Adapting to climate change has accelerated the transition of the industrial city, and also brings historic opportunities to less-developed regions like Guangxi Zhuang Autonomous Region. Guangxi is an agricultural region located in the far southwest of China. The process of industrialization and urbanization that the region is going through places a huge demand on its resources, especially electricity. Short of coal, oil and gas, the region is largely dependent on its rich hydroelectricity resources. But due to overexploitation and declining water levels, hydroelectricity can no longer meet its growing demand, as evident in the red alert that the Guangxi Power Grid Corporation issued in the summers of 2011 and 2012.

 The environmentally friendly concept has provided Guangxi with a new approach – that of generating power through bagasse, a by-product of sugar manufacturing. As China’s largest sugarcane base, Guangxi refines two thirds of the country’s sugar. It produced 8.6 million tons in 2012. Every refining season generates about 14 million tons of bagasse. Today, in addition to papermaking, the residual 10 million tons of bagasse are used for power generation.

All refining factories – more than 100 in the region — have set up their own power plants that produce two billion kWh every year, equivalent to around three million tons of standard coal. Biomass generation technologies help the factories get through the winter dry season and also to achieve a 28,500-ton reduction in sulfur dioxide emissions. In 2012, Guangxi allocated RMB 8 billion to upgrading the bagasse generating system. It is expected to provide 4.5 million kWh for household use in 2015.

 More than 60 percent of Guangxi’s 52 million citizens live in the countryside. Not long ago, farmers would chop down trees for fuel when they ran short of power. Taking into account the region’s location in the subtropical monsoon climate zone, its consequent good light and heat and ample animal and poultry manure, the government has utilized these natural rural conditions to develop biogas digesters. Farmers raise the livestock that provide raw material for the biogas digesters, and the waste products are used as fertilizer for fruit trees and fishery.

In the last decade, the government has spent more than RMB 3 billion on constructing digesters in around 3.95 million households.  About 19 million farmers have benefited from this project, and developed a dozen or more modes of methane utilization.
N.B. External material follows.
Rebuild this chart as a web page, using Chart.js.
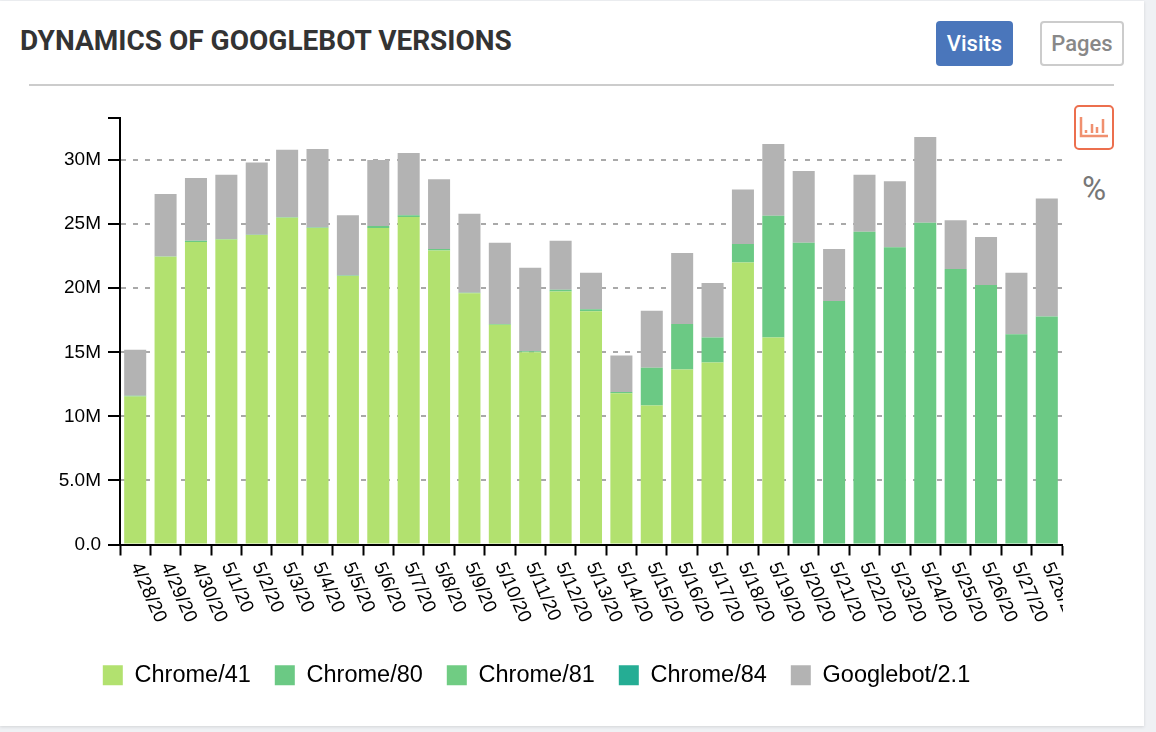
<!DOCTYPE html>
<html>
<head>
<meta charset="utf-8">
<title>Dynamics of Googlebot versions</title>
<script src="https://cdn.jsdelivr.net/npm/chart.js@4"></script>
<style>
  html, body { margin: 0; padding: 0; width: 1156px; height: 732px; overflow: hidden; background: #eff1f4; }
  .card { position: absolute; left: 0; top: 1px; width: 1144px; height: 725px; background: #fff; box-shadow: 0 1px 3px rgba(0,0,0,.12); }
  h2 { position: absolute; left: 20px; top: 22px; margin: 0; font: 700 28px/36px Roboto, sans-serif; color: #333; white-space: nowrap; }
  .btn { position: absolute; top: 20px; height: 45px; line-height: 45px; text-align: center; box-sizing: border-box; border-radius: 4px; font: 500 22px/45px Roboto, sans-serif; }
  .visits { left: 936px; width: 77px; background: #4a76bb; color: #fff; }
  .pages { left: 1040px; width: 84px; border: 2px solid #ccc; line-height: 41px; color: #888; }
  .rule { position: absolute; left: 29px; top: 83px; width: 1085px; height: 2px; background: #ccc; }
  .icon { position: absolute; left: 1074px; top: 104px; }
  .pct { position: absolute; left: 1074px; top: 168px; width: 40px; text-align: center; font: 400 33px/40px Roboto, sans-serif; color: #777; }
  canvas { position: absolute; left: 0; top: 99px; }
</style>
</head>
<body>
<div class="card">
  <h2>DYNAMICS OF GOOGLEBOT VERSIONS</h2>
  <div class="btn visits">Visits</div>
  <div class="btn pages">Pages</div>
  <div class="rule"></div>
  <svg class="icon" width="40" height="46" viewBox="0 0 40 46">
    <rect x="1" y="1" width="38" height="43" rx="4" fill="none" stroke="#ec6f4e" stroke-width="2"/>
    <path d="M7 12V31H34M12 25V28M18 19V28M23 22V28M29 14V28" fill="none" stroke="#f0906f" stroke-width="2.5"/>
  </svg>
  <div class="pct">%</div>
  <canvas id="chart" width="1070" height="597"></canvas>
</div>
<script>
const categories = ["4/28/20", "4/29/20", "4/30/20", "5/1/20", "5/2/20", "5/3/20", "5/4/20", "5/5/20", "5/6/20", "5/7/20", "5/8/20", "5/9/20", "5/10/20", "5/11/20", "5/12/20", "5/13/20", "5/14/20", "5/15/20", "5/16/20", "5/17/20", "5/18/20", "5/19/20", "5/20/20", "5/21/20", "5/22/20", "5/23/20", "5/24/20", "5/25/20", "5/26/20", "5/27/20", "5/28/20"];

// values in millions
const chrome41 = [11.55, 22.45, 23.6, 23.8, 24.15, 25.5, 24.7, 20.95, 24.7, 25.55, 22.95, 19.6, 17.15, 15.0, 19.75, 18.2, 11.8, 10.85, 13.65, 14.2, 22, 16.15, 0, 0, 0, 0, 0, 0, 0, 0, 0];
const chrome80 = [0.05, 0.03, 0.1, 0.03, 0.03, 0.03, 0.03, 0.05, 0.15, 0.15, 0.1, 0.05, 0.05, 0.08, 0.12, 0.15, 0.1, 2.95, 3.55, 1.95, 1.45, 9.5, 23.55, 19, 24.4, 23.2, 25.1, 21.5, 20.25, 16.4, 17.8];
const chrome81 = [0, 0, 0, 0, 0, 0, 0, 0, 0, 0, 0, 0, 0, 0, 0, 0, 0, 0, 0, 0, 0, 0, 0, 0, 0, 0, 0, 0, 0, 0, 0];
const chrome84 = [0, 0, 0, 0, 0, 0, 0, 0, 0, 0, 0, 0, 0, 0, 0, 0, 0, 0, 0, 0, 0, 0, 0, 0, 0, 0, 0, 0, 0, 0, 0];
const googlebot = [3.6, 4.87, 4.9, 5.02, 5.62, 5.27, 6.14, 4.7, 5.15, 4.85, 5.45, 6.15, 6.35, 6.52, 3.83, 2.85, 2.85, 4.45, 5.55, 4.25, 4.25, 5.6, 5.6, 4.05, 4.45, 5.15, 6.7, 3.8, 3.75, 4.8, 9.2];

const yTicks = { 0: "0.0", 5: "5.0M", 10: "10M", 15: "15M", 20: "20M", 25: "25M", 30: "30M" };
const yMax = 33.25;

// the rotated date labels lean the other way than chart.js can do on its own
const slantedLabels = {
  id: "slantedLabels",
  afterDraw(chart) {
    const ctx = chart.ctx;
    const xs = chart.scales.x;
    ctx.save();
    ctx.beginPath();
    ctx.rect(0, xs.top, xs.right + 1, xs.height);
    ctx.clip();
    ctx.font = "19px 'Liberation Sans'";
    ctx.fillStyle = "#000";
    ctx.textAlign = "left";
    ctx.textBaseline = "middle";
    categories.forEach((c, i) => {
      ctx.save();
      ctx.translate(xs.getPixelForValue(i), xs.top + 19);
      ctx.rotate(66 * Math.PI / 180);
      ctx.fillText(c, 0, 0);
      ctx.restore();
    });
    ctx.restore();
  }
};

new Chart(document.getElementById("chart"), {
  type: "bar",
  data: {
    labels: categories,
    datasets: [
      { label: "Chrome/41", data: chrome41, backgroundColor: "#b2e16f" },
      { label: "Chrome/80", data: chrome80, backgroundColor: "#6bc984" },
      { label: "Chrome/81", data: chrome81, backgroundColor: "#70cc83" },
      { label: "Chrome/84", data: chrome84, backgroundColor: "#25ad94" },
      { label: "Googlebot/2.1", data: googlebot, backgroundColor: "#b3b3b3" }
    ]
  },
  options: {
    responsive: false,
    animation: false,
    barPercentage: 0.725,
    categoryPercentage: 1,
    layout: { padding: { left: 11, right: 8, top: 16, bottom: 0 } },
    plugins: {
      tooltip: { enabled: false },
      legend: {
        position: "bottom",
        align: "center",
        labels: {
          boxWidth: 20,
          boxHeight: 20,
          padding: 24,
          color: "#000",
          font: { family: "'Liberation Sans'", size: 23.5 }
        }
      }
    },
    scales: {
      x: {
        stacked: true,
        afterFit(scale) { scale.height = 95; },
        border: { color: "#000", width: 2 },
        grid: { offset: true, drawOnChartArea: false, tickColor: "#000", tickWidth: 2, tickLength: 11 },
        ticks: { display: false, autoSkip: false }
      },
      y: {
        stacked: true,
        min: 0,
        max: yMax,
        afterFit(scale) { scale.width = 109; },
        border: { color: "#000", width: 2, dash: [5, 7] },
        grid: {
          color: ctx => (ctx.tick && ctx.tick.value > 0 && ctx.tick.value < yMax ? "#a9a9a9" : "rgba(0,0,0,0)"),
          lineWidth: 2,
          tickColor: "#000",
          tickWidth: 2,
          tickLength: 12,
          tickBorderDash: [1, 0]
        },
        ticks: {
          stepSize: 5,
          padding: 7,
          color: "#000",
          font: { family: "'Liberation Sans'", size: 19 },
          callback: v => yTicks[v] || ""
        }
      }
    }
  },
  plugins: [slantedLabels]
});
</script>
</body>
</html>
The methane digesters provide 1.58 billion cubic meters of high quality fuel, 98.78 million tons of high quality fertilizer, and increase farmers’ income by RMB 5.97 billion, according to Guangxi Development and Reform Commission director Huang Fangfang. They meanwhile save 7.9 million tons of timber, and decrease carbon dioxide emissions by 7.9 million tons. “Methane is one of the most important ways of solving rural poverty and energy shortage,” Huang said. “Green development protects the environment on which farmers are largely dependent, and also benefits farmers’ practical economic interests.”